On Friday night, President Donald Trump issued a heartbreaking, intensely xenophobic executive order that indefinitely blocks immigration of Syrian refugees to the United States, and bans all immigration from seven predominantly Muslim countries (Iraq, Iran, Sudan, Libya, Somalia, Syria and Yemen) for 90 days. The order also suspends immigration of all refugees to the United States for 120 days.
The order contains the condition that refugees from these countries who practice minority religions, including Christianity, be given immigration priority, according to the New York Times. The order provides for some kind of religious test for refugees from affected countries, which will presumably be factored into determining their immigration status. Trump signed the executive order on International Holocaust Remembrance Day, which his administration acknowledged in a statement that did not mention antisemitism, and merely referenced the, “depravity and horror inflicted on innocent people by Nazi terror.”
At the same time, Trump signed a memorandum on Friday to undertake “a great rebuilding of the armed services,” calling for an increased military budget, the specifics of which have yet to be determined.
The ban went into effect immediately, and its consequences—for international relations, for resistance movements, for Muslim communities and communities of all kinds, for families and friends—are now being reckoned with and reported on as they begin unfolding in real time.
Chaos and confusion are already setting in at airports around the world as passengers are being turned away from international flights to the United States and, in some cases, being detained after just landing in the US and forced to return to their country of origin.
The Times’ initial story on the travel ban contains a litany of reports on travelers spurned, humiliated, inconvenienced, and endangered by the ban. A Syrian family of six, for instance, who had been living in a Turkish refugee camp, learned today that their long-awaited flight to Cleveland on Tuesday has been cancelled.
At New York’s John F. Kennedy International Airport, two Iraqi men—Hameed Khalid Darweesh and Haider Sameer Abdulkhaleq Alshawi—were detained on Friday night immediately followed the president’s order.
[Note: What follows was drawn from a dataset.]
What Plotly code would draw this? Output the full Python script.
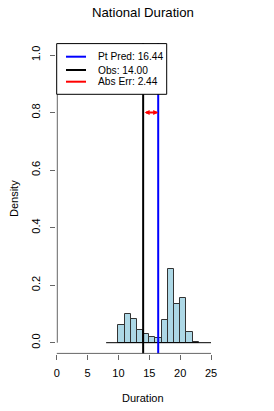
import plotly.graph_objects as go

# ---- data ----
bin_left = [10, 11, 12, 13, 14, 15, 16, 17, 18, 19, 20, 21, 22]
density = [0.060, 0.099, 0.081, 0.043, 0.029, 0.021, 0.015, 0.079, 0.255, 0.134, 0.156, 0.038, 0.004]
bin_width = 1
pt_pred = 16.44
obs = 14.00
abs_err = abs(pt_pred - obs)
base_line_x = [8, 25]
arrow_y = 0.8
x_ticks = [0, 5, 10, 15, 20, 25]
y_ticks = [0.0, 0.2, 0.4, 0.6, 0.8, 1.0]
y_tick_labels = ["0.0", "0.2", "0.4", "0.6", "0.8", "1.0"]
title = "National Duration"
x_title = "Duration"
y_title = "Density"

# ---- geometry ----
W, H = 274, 411
L, R, T, B = 56, 44, 43, 57
pw, ph = W - L - R, H - T - B
x0px, x25px = 56.8, 211.0
sx = (x25px - x0px) / 25
xr = [-(x0px - L) / sx, 25 + (W - R - x25px) / sx]
y0px, y1px = 342.7, 55.0
sy = y0px - y1px
yr = [-(H - B - y0px) / sy, 1 + (y1px - T) / sy]


def px(x):
    return (x - L) / pw


def py(y):
    return (H - B - y) / ph


FONT = "Liberation Sans, Arial, sans-serif"
AXC = "#666666"

fig = go.Figure()
fig.add_trace(go.Bar(
    x=[b + bin_width / 2 for b in bin_left], y=density, width=bin_width,
    marker=dict(color="#ADD8E6", line=dict(color="#333333", width=1)),
    hoverinfo="skip"))
fig.add_trace(go.Scatter(x=base_line_x, y=[0, 0], mode="lines",
                         line=dict(color="black", width=1)))
fig.add_trace(go.Scatter(x=[obs, obs], y=yr, mode="lines",
                         line=dict(color="black", width=2)))
fig.add_trace(go.Scatter(x=[pt_pred, pt_pred], y=yr, mode="lines",
                         line=dict(color="blue", width=2)))

shapes = [
    # y axis line (0..1)
    dict(type="line", xref="x", yref="y", x0=0.5 / sx, x1=0.5 / sx, y0=0, y1=1,
         line=dict(color=AXC, width=1)),
    # x axis line (0..25)
    dict(type="line", xref="x", yref="y", x0=0, x1=25,
         y0=yr[0] + 0.6 / sy, y1=yr[0] + 0.6 / sy, line=dict(color=AXC, width=1)),
    # legend box
    dict(type="rect", xref="paper", yref="paper", layer="above",
         x0=px(56.7), x1=px(166.7), y0=py(94.3), y1=py(43.6),
         fillcolor="white", line=dict(color="black", width=1)),
]
leg_items = [
    (f"Pt Pred: {pt_pred:.2f}", "blue", 56.7),
    (f"Obs: {obs:.2f}", "black", 70.0),
    (f"Abs Err: {abs_err:.2f}", "red", 81.7),
]
annotations = []
for text, col, ypx in leg_items:
    shapes.append(dict(type="line", xref="paper", yref="paper", layer="above",
                       x0=px(66), x1=px(86), y0=py(ypx), y1=py(ypx),
                       line=dict(color=col, width=2)))
    annotations.append(dict(text=text, xref="paper", yref="paper", x=px(95.5), y=py(ypx),
                            xanchor="left", yanchor="middle", showarrow=False,
                            font=dict(size=10.2, color="black", family=FONT)))

# abs error arrow
annotations.append(dict(x=pt_pred, y=arrow_y, ax=obs, ay=arrow_y, axref="x", ayref="y",
                        xref="x", yref="y", text="", showarrow=True,
                        arrowside="end+start", arrowhead=2, arrowsize=0.5,
                        arrowwidth=2, arrowcolor="red", standoff=0, startstandoff=0))
# titles
annotations.append(dict(text=title, xref="paper", yref="paper", x=px(143.3), y=py(12.5),
                        xanchor="center", yanchor="middle", showarrow=False,
                        font=dict(size=13.2, color="black", family=FONT)))
annotations.append(dict(text=x_title, xref="paper", yref="paper", x=px(143.3), y=py(397.5),
                        xanchor="center", yanchor="middle", showarrow=False,
                        font=dict(size=11, color="black", family=FONT)))
annotations.append(dict(text=y_title, xref="paper", yref="paper", x=px(14), y=py(199),
                        xanchor="center", yanchor="middle", showarrow=False, textangle=-90,
                        font=dict(size=11, color="black", family=FONT)))

fig.update_layout(
    width=W, height=H, margin=dict(l=L, r=R, t=T, b=B, pad=0),
    paper_bgcolor="white", plot_bgcolor="white", showlegend=False,
    shapes=shapes, annotations=annotations, bargap=0,
    font=dict(family=FONT, size=11, color="black"),
    xaxis=dict(range=xr, tickvals=x_ticks, ticktext=[str(v) for v in x_ticks],
               showgrid=False, zeroline=False, showline=False,
               ticks="outside", ticklen=5, tickcolor=AXC, tickwidth=1,
               tickfont=dict(size=11, family=FONT), ticklabelstandoff=4),
    yaxis=dict(range=yr, tickvals=y_ticks, ticktext=y_tick_labels, tickangle=-90,
               showgrid=False, zeroline=False, showline=False,
               ticks="outside", ticklen=5, tickcolor=AXC, tickwidth=1,
               tickfont=dict(size=11, family=FONT), ticklabelstandoff=6),
)

fig.write_html("out.html", config={"displayModeBar": False},
               post_script="document.body.style.margin='0';")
Lawyers representing the men, who have ties to the US military and were granted visas to enter the country, filed a lawsuit against President Trump and the US government on Saturday, claiming that the executive order is, “unlawful as applied to petitioners,” and that their continued detention, “violates their Fifth Amendment procedural and substantive de process rights.”
The lawyers also filed a motion for class certification to represent all refugees and immigrants being unlawfully detained as a result of Trump’s order. Twelve people were detained overnight at JFK airport alone. Protests at the airport are already underway.
The New York Daily News reported on Saturday that one of the travelers detained at JFK—a Chilean woman who, according to a law enforcement source, didn’t want to return to Chile—attempted suicide by downing 30 sleeping pills and some muscle relaxants. Officials told the Daily News that the woman is now in stable condition at Jamaica Hospital.
CNN reported on Saturday that Iran has issued its own ban on US citizens in response to Trump’s executive order. the Iranian Foreign Minister commented on the US ban in a statement, calling it “an obvious insult to the Islamic world and in particular to the great nation of Iran.”
It’s also being reported that Iranian film director Asghar Farhadi, who just this week received an Oscar nomination for his latest film The Salesman, will be banned from attending the awards ceremony in February.
This post will be updated as the devastating effects of Trump’s immigration ban continue to take shape.
Update, 5:50 PM: Trump’s immigration ban targeting Muslims and refugees is literally called “Protecting the Nation From Foreign Terrorist Entry Into the United States.” This is the stated purpose of the order, yet, as many journalists have pointed out, no one who has emigrated from (or whose parents emigrated from) the seven predominantly Muslim countries singled out for additional immigration restrictions has ties to any killings on US soil deemed “terrorist attacks” since the September 11 attacks.
Donald Trump also doesn’t have any ties to these countries, no business ties, at least, though he and his family do have financial interests in several other predominantly Muslim countries not mentioned in the ban—like Egypt, Turkey, and Saudi Arabia. Is this a conflict of interest? With humanity, certainly. With the Constitution, well, Obama’s former ethics advisor Norm Eisen seems to think so.
But, you never know, it’s not as if the media is even aware of all the business deals Trump has been involved in over the years—there’s always the chance his tax returns could bail him out. Trump should totally release those.